--- Start ---

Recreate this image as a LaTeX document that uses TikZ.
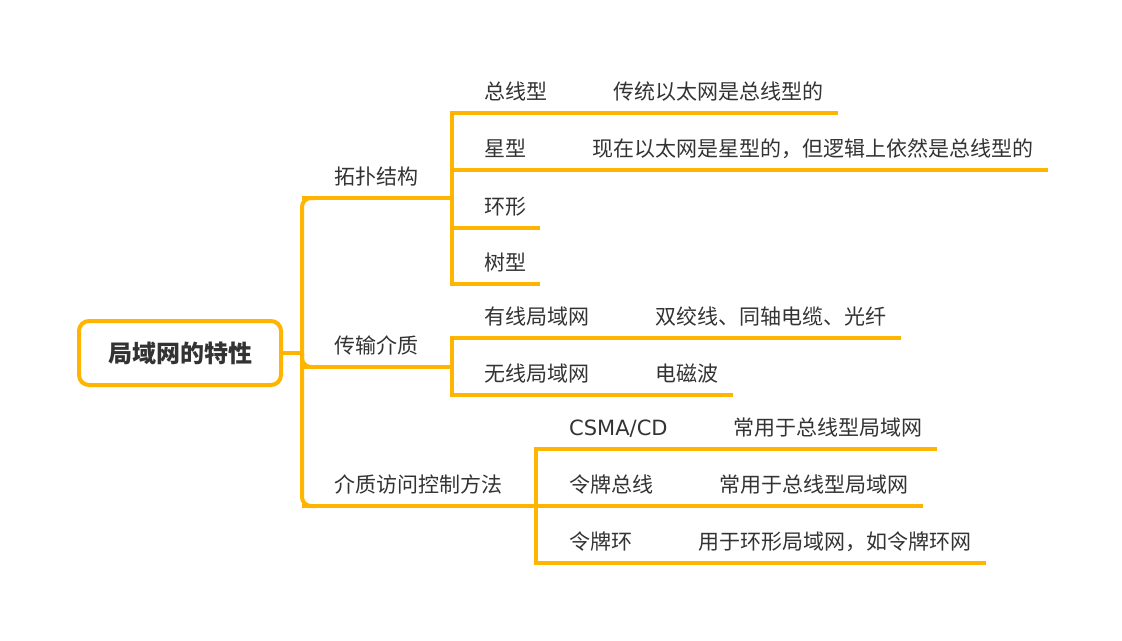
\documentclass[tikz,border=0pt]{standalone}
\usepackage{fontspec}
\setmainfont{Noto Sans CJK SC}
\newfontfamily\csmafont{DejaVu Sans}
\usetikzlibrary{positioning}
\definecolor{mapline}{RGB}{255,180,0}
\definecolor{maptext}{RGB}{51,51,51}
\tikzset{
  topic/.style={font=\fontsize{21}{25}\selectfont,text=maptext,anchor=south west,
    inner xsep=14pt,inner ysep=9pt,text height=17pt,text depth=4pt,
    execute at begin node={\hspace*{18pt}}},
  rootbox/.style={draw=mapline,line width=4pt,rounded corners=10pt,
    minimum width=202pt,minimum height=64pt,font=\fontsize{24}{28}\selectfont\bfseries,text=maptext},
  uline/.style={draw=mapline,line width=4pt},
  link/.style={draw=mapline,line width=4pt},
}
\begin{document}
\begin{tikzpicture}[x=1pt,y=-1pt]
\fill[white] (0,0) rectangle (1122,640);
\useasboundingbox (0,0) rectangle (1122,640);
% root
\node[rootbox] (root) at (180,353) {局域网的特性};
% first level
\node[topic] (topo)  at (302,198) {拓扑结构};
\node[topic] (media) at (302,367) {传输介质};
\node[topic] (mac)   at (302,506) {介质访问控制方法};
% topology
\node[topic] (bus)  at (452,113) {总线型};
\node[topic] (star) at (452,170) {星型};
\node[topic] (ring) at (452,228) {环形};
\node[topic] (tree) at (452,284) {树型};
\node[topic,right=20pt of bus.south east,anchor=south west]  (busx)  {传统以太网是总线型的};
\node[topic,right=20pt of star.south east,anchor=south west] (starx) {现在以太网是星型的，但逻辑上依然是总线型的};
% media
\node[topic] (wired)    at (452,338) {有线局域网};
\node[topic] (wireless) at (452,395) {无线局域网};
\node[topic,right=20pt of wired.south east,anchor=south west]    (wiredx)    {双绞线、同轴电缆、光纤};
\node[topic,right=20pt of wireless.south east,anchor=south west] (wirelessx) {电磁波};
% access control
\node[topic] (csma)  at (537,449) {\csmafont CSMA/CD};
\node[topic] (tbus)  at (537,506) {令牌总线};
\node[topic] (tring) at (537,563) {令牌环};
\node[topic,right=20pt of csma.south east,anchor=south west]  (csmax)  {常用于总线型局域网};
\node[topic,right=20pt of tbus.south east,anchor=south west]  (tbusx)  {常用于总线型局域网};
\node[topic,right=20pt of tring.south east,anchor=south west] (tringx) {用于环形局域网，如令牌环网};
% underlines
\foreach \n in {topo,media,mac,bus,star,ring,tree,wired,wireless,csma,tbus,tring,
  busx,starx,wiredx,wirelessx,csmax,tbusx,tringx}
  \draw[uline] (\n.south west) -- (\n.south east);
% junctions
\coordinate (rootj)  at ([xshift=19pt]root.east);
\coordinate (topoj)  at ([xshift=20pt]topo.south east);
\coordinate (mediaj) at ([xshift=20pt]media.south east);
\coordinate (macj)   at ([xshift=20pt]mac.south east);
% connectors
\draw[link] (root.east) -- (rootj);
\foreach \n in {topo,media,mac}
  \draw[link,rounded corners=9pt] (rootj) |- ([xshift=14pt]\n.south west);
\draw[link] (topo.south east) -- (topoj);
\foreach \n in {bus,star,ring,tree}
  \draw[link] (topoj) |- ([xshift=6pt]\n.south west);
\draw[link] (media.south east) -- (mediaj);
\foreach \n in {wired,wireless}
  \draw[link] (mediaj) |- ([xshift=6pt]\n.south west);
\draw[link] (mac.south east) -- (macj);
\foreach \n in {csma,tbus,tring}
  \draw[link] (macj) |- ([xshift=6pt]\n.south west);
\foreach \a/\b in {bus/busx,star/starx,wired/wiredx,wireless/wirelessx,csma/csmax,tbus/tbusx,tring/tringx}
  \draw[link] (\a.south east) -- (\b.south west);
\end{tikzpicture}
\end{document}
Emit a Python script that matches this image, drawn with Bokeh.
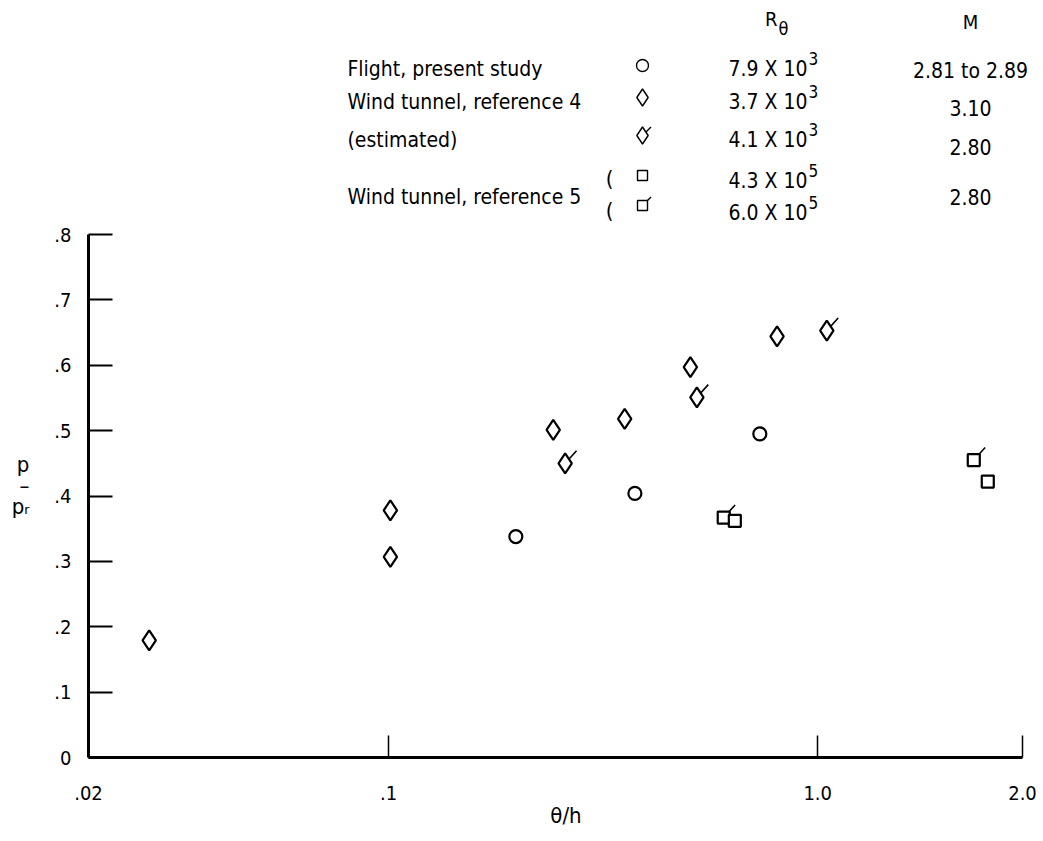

--- End ---

> [INSTRUCTIONS TO FOLLOW]: Find the word "image" in the data and copy out each line where it turns up.

> [FINAL RESULT]:
Recreate this image as a LaTeX document that uses TikZ.
Emit a Python script that matches this image, drawn with Bokeh.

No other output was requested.